• Source code of charts
>>>

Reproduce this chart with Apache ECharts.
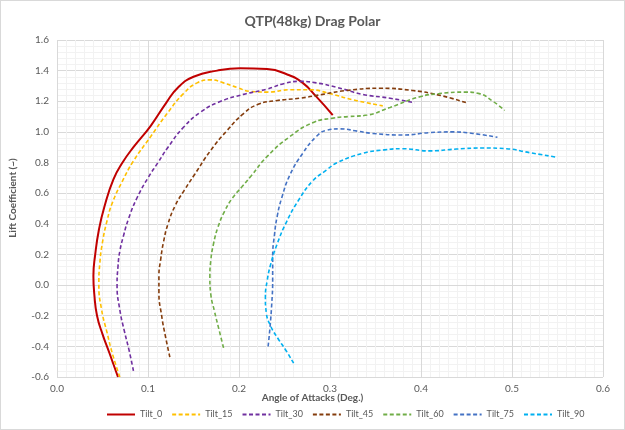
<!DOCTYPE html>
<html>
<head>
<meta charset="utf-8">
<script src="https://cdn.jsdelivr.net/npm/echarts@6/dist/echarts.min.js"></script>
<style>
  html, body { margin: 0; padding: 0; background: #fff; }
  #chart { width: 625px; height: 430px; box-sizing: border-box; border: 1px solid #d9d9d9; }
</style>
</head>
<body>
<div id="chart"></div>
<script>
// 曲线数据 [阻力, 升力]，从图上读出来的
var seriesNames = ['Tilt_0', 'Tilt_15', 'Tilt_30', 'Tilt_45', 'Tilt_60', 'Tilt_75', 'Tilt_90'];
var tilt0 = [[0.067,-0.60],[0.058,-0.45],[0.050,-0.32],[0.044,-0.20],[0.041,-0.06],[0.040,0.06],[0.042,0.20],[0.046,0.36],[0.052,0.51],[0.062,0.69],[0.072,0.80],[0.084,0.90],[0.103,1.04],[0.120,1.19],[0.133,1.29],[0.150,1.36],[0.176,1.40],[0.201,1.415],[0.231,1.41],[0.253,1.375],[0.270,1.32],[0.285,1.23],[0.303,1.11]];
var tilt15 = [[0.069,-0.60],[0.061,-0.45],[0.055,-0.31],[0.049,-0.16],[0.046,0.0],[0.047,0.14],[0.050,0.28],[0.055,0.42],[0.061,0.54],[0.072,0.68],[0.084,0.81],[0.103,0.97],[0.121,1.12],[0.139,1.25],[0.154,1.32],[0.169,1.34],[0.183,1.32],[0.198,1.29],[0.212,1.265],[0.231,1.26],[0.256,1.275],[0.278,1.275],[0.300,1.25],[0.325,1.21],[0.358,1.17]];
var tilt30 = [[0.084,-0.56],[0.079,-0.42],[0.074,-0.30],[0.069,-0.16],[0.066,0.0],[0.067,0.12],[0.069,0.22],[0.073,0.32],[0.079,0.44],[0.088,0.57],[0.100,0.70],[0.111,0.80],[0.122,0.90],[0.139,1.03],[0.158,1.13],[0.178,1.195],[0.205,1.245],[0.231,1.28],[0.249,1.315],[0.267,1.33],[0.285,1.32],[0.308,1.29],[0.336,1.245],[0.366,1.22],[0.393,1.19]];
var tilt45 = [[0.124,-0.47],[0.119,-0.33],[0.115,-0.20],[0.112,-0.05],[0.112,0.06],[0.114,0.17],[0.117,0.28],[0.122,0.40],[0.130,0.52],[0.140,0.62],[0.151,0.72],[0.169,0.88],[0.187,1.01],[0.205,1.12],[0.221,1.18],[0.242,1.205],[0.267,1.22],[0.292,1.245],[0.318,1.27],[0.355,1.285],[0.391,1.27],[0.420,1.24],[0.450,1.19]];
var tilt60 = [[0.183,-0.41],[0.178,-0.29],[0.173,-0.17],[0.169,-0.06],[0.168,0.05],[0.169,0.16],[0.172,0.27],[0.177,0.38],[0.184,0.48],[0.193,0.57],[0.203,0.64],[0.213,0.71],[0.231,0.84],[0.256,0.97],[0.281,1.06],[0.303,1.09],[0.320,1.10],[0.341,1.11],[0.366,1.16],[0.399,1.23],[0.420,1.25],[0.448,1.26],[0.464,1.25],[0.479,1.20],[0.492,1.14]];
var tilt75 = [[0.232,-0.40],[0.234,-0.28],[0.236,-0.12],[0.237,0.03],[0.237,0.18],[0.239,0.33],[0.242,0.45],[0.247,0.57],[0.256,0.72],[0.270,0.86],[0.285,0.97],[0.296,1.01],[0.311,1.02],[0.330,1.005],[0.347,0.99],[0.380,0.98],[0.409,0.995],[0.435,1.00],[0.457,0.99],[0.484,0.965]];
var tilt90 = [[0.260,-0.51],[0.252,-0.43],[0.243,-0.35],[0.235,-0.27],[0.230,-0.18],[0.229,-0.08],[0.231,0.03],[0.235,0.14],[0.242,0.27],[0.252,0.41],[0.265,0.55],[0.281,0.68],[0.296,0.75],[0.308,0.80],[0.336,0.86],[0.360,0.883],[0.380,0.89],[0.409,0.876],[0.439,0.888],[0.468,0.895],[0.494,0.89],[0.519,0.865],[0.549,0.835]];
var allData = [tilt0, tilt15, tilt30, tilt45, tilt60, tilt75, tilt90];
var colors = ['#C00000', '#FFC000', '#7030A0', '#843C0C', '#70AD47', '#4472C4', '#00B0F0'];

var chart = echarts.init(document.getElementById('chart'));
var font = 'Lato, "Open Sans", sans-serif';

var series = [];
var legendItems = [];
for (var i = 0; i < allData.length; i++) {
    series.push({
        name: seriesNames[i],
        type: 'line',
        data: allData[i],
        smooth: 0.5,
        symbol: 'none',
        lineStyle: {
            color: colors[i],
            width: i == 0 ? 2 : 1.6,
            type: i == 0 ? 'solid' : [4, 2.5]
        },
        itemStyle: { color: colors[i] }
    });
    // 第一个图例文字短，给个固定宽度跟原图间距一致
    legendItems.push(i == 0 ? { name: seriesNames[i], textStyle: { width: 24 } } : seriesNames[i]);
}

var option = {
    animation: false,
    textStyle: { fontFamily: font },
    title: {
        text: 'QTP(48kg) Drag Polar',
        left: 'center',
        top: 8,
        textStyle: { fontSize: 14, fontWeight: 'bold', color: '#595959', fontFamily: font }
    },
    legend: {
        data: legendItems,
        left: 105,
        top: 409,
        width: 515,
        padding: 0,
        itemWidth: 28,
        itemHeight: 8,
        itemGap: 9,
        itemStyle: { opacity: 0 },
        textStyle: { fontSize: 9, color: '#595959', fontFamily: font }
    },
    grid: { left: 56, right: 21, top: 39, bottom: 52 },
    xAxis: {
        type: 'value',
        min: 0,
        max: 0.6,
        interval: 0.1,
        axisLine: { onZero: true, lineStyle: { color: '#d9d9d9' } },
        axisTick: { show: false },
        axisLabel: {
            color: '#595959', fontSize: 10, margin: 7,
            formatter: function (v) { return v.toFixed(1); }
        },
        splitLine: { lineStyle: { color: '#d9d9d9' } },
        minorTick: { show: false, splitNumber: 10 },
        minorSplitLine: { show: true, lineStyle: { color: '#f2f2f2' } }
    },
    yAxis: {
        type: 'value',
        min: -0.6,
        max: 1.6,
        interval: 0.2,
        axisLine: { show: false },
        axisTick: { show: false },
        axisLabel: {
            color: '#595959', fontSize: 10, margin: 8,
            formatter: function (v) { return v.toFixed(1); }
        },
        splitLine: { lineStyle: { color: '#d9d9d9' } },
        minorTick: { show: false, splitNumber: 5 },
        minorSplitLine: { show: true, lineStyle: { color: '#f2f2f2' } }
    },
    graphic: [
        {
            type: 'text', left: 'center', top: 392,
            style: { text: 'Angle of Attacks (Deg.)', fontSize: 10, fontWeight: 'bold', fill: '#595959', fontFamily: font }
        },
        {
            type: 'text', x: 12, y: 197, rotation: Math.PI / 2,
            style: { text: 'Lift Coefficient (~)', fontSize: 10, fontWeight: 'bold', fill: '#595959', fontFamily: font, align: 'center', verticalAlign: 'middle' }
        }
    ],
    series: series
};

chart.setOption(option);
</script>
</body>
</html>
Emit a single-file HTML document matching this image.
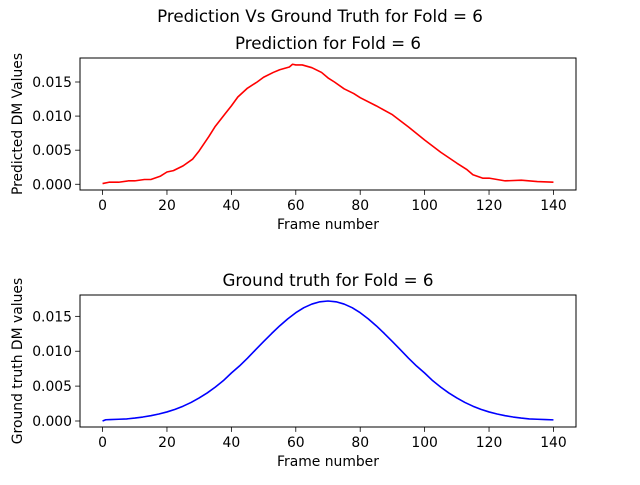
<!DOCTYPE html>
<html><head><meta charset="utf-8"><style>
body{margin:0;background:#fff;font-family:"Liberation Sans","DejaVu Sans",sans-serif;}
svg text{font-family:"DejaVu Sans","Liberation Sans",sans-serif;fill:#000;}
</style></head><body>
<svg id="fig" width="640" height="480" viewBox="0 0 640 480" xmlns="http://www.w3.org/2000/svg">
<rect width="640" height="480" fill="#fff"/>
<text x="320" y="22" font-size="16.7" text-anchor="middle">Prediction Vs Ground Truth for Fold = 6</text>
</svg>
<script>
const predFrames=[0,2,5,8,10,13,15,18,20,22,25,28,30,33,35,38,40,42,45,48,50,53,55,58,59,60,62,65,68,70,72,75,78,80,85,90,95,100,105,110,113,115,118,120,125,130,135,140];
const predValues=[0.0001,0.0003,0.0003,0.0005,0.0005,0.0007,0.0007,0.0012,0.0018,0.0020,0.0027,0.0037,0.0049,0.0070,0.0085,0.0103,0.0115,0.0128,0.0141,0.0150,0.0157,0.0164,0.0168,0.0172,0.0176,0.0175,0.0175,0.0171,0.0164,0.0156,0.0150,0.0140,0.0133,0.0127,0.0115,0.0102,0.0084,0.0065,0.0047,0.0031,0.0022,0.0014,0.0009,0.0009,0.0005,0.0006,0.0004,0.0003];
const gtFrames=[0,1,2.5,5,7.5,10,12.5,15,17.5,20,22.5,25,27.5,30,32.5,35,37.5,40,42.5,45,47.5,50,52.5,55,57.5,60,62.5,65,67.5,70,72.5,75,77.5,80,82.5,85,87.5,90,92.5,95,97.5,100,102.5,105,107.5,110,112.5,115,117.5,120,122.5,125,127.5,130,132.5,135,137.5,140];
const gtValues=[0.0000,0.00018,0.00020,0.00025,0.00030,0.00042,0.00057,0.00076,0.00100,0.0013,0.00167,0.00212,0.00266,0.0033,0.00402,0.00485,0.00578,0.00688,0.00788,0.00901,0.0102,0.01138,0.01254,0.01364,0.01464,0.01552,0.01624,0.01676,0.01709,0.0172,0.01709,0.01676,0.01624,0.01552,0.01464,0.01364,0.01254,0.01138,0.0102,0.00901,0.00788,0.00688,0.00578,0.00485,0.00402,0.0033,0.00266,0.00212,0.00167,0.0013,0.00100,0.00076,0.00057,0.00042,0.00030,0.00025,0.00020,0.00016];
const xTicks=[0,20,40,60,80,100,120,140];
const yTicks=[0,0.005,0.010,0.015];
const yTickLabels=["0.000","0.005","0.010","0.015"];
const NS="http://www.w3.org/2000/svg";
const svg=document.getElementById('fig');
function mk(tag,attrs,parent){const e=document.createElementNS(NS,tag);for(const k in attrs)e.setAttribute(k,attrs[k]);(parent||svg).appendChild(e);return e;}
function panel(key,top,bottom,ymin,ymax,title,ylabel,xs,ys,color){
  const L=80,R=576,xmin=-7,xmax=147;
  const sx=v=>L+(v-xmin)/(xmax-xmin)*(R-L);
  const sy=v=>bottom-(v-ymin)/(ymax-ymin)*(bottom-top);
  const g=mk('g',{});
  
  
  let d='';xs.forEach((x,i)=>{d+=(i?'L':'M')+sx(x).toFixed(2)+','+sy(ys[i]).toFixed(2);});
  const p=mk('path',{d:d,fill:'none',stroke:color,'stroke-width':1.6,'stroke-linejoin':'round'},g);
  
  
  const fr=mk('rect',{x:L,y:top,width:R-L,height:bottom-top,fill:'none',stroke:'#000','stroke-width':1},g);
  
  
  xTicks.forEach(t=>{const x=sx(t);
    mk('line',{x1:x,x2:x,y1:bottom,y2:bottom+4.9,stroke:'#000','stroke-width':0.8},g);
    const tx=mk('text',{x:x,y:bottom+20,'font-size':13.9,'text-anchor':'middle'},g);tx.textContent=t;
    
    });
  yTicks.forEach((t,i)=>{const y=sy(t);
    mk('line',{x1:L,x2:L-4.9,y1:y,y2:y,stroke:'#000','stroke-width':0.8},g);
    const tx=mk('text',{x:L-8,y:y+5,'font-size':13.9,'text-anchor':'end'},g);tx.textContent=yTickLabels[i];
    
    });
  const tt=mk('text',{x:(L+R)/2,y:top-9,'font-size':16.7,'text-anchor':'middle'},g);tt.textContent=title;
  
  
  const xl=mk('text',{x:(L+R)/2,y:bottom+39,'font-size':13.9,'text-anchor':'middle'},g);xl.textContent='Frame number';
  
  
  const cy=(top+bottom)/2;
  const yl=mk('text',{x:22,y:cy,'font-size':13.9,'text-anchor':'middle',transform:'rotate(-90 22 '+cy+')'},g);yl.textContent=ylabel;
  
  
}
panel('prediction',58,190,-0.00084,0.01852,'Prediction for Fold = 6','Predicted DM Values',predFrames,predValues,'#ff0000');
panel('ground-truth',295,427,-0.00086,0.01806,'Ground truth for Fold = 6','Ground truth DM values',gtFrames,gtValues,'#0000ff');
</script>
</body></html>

<<<

• Requirements
Which lines hold the word "this"? Copy every one of them.

• Final result
Reproduce this chart with Apache ECharts.
Emit a single-file HTML document matching this image.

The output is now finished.